Regardless, instead of thinking about all the anguish and anxiety that led to today’s meltdown, I’m going to focus on the goodness that came from it. My parents got to feel like parents today, not the aging mom and dad with medical problems that they’ve felt like for the past couple of years. I reached out to a friend, and they listened and supported me with love and flowers. That’s goodness of the highest order. That’s the kind of goodness that will carry me into tomorrow and beyond.

Hammock Therapy

My happy place.

I’ve had an affection for hammocks ever since my parents bought one at Pawley’s Island when I was a little girl. For those who don’t know hammock history, this is like going to Jerusalem for holy water for your baby’s baptism. Pawley’s Island is where the real deal hammocks are made by hand by people who have names. You can watch them make hammocks. Novel, I know.

Anyway, my parents bought one for the gazebo at their lake house, and I’ve been swinging in it ever since. No, the one pictured is not THE hammock. This is the spare that I use at my home, but please note that it also is a Pawley’s Island Hammock because although I’ll buy the no-name brand for some items (think cough syrup), I’m completely top drawer when it comes to hammocks.

Any time I can lounge in a hammock with a book is a wink of goodness, and today was such a day. For almost a week, our area has been plagued by rain. Not just water, but lots of it combined with cold temperatures. For someone like me who operates on solar power, this is a complete nightmare.

So this morning when we were sitting in church, and I noticed a beam of light shining on my husband’s face via a stained glass window, I looked to the window and saw the sun. I immediately began plotting my hammock time. Some people would have thought that God was selecting my husband for an important task if they had seen that same beam of light. Not me. I was counting down the minutes until I could go home, change into my shorts and set up the hammock in the yard.

After feeding the kids lunch and straightening up the house, I went to the shed to fetch the hammock. I hadn’t seen it in months, so you can imagine how excited the hammock and I were to reunite. I set it up, grabbed a pillow, my book and my sunglasses and collapsed on my old friend.

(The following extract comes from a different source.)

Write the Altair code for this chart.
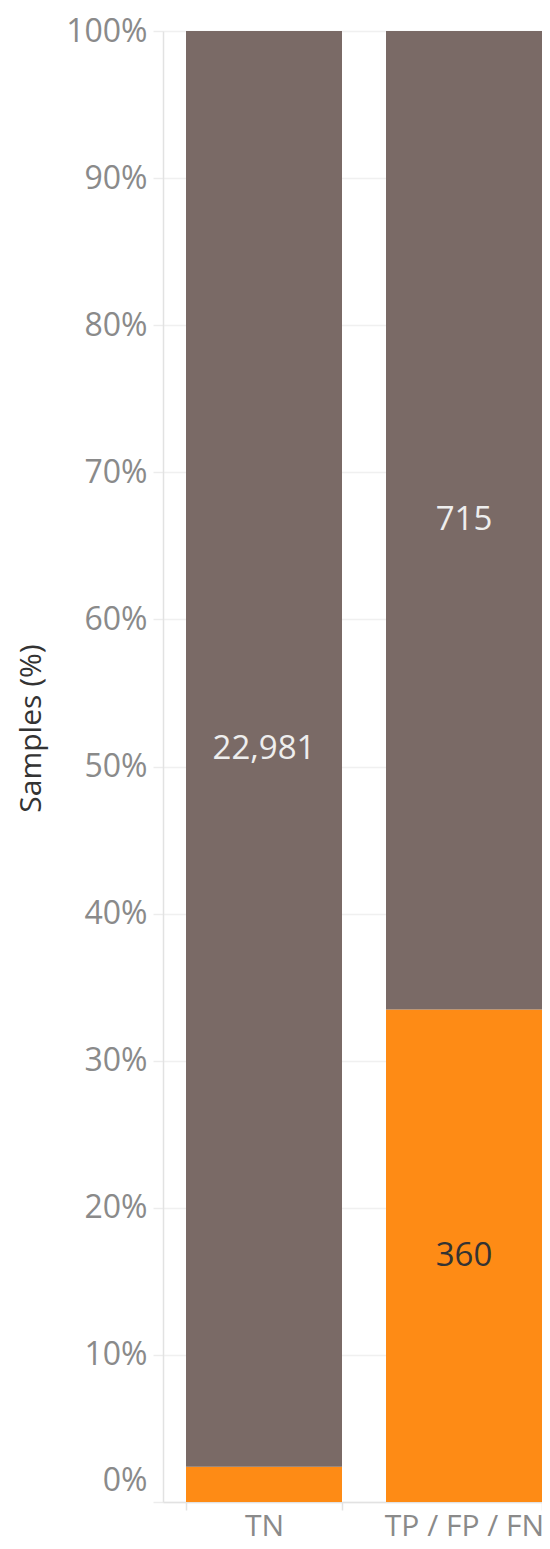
import altair as alt
import pandas as pd

groups = ["TN", "TN", "TP / FP / FN", "TP / FP / FN"]
status = ["orange", "brown", "orange", "brown"]
order = [0, 1, 0, 1]
counts = [565, 22981, 360, 715]
labels = ["", "22,981", "360", "715"]
label_colors = ["#333333", "#eeeeee", "#333333", "#eeeeee"]

df = pd.DataFrame({
    "group": groups, "status": status, "order": order,
    "count": counts, "label": labels, "lc": label_colors,
})

font = "Open Sans"

xscale = alt.Scale(paddingInner=0.22, paddingOuter=0.0575, align=1.0)

base = alt.Chart(df).transform_stack(
    stack="count", groupby=["group"], offset="normalize",
    sort=[alt.SortField("order", "ascending")], as_=["y0", "y1"]
).transform_calculate(mid="(datum.y0 + datum.y1) / 2")

x = alt.X("group:N", scale=xscale, sort=["TN", "TP / FP / FN"],
          axis=alt.Axis(title=None, labelAngle=0, labelFont=font, labelFontSize=30,
                        labelColor="#8a8a8a", tickBand="extent", tickColor="#e2e2e2",
                        tickSize=8, tickWidth=1.5, domainColor="#e2e2e2", domainWidth=1.5,
                        labelPadding=1))

bars = base.mark_bar().encode(
    x=x,
    y=alt.Y("y0:Q", scale=alt.Scale(domain=[0, 1], nice=False),
            axis=alt.Axis(title="Samples (%)", format=".0%",
                          values=[i / 10 for i in range(11)],
                          labelFont=font, labelFontSize=32, labelColor="#8a8a8a",
                          labelOffset={"condition": {"test": "datum.value === 0", "value": -22}, "value": 0},
                          gridColor="#f0f0f0", gridWidth=1.5,
                          tickColor="#ececec", tickSize=10, tickWidth=1.5,
                          domainColor="#e2e2e2", domainWidth=1.5, labelPadding=6,
                          titleFont=font, titleFontSize=30, titleFontWeight="normal",
                          titleColor="#333333", titleX=-132, titleY=697,
                          titleAngle=-90, titleBaseline="middle", titleAlign="center")),
    y2="y1:Q",
    color=alt.Color("status:N", scale=alt.Scale(domain=["orange", "brown"],
                                                range=["#fe8b15", "#7a6a66"]), legend=None),
)

text = base.mark_text(font=font, fontSize=33, baseline="middle").encode(
    x=alt.X("group:N", scale=xscale, sort=["TN", "TP / FP / FN"]),
    y=alt.Y("mid:Q"),
    text="label:N",
    color=alt.Color("lc:N", scale=None),
)

chart = alt.layer(bars, text).properties(
    width=379, height=1471,
    autosize=alt.AutoSizeParams(type="none"),
    padding={"left": 155, "top": 23, "right": 0, "bottom": 38},
).configure_view(stroke=None)

chart.save("out.html", embed_options={"renderer": "svg", "actions": False})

I fluctuated between napping and reading, napping and reading. What two things are better to do? Really.

Our cats, Jefferson and Hamilton, would peek through the bottom of the hammock to see what mommy was so happy about it. I picked Hamilton up and tried to coax him into cuddling with me on the hammock (complete nirvana in my book), but he preferred to sit beside me in an attempt to thwart any stress or discomfort that tried to enter into my personal space.

As I was lying in my state of grace, I let the sun drench my body. I couldn’t soak enough of it in. For a few minutes, a giant cloud eclipsed the sun, and it became chilly. I just continued lying there waiting for the sun to come back because I knew that it would, and I knew how wonderful it would feel to be drenched by it again.

I have no idea what tomorrow’s forecast is going to be. I could look it up, but I don’t want to spoil what I’ve got going on right now. Right now the sun is shining, my hammock is waiting for me and all is right with the world.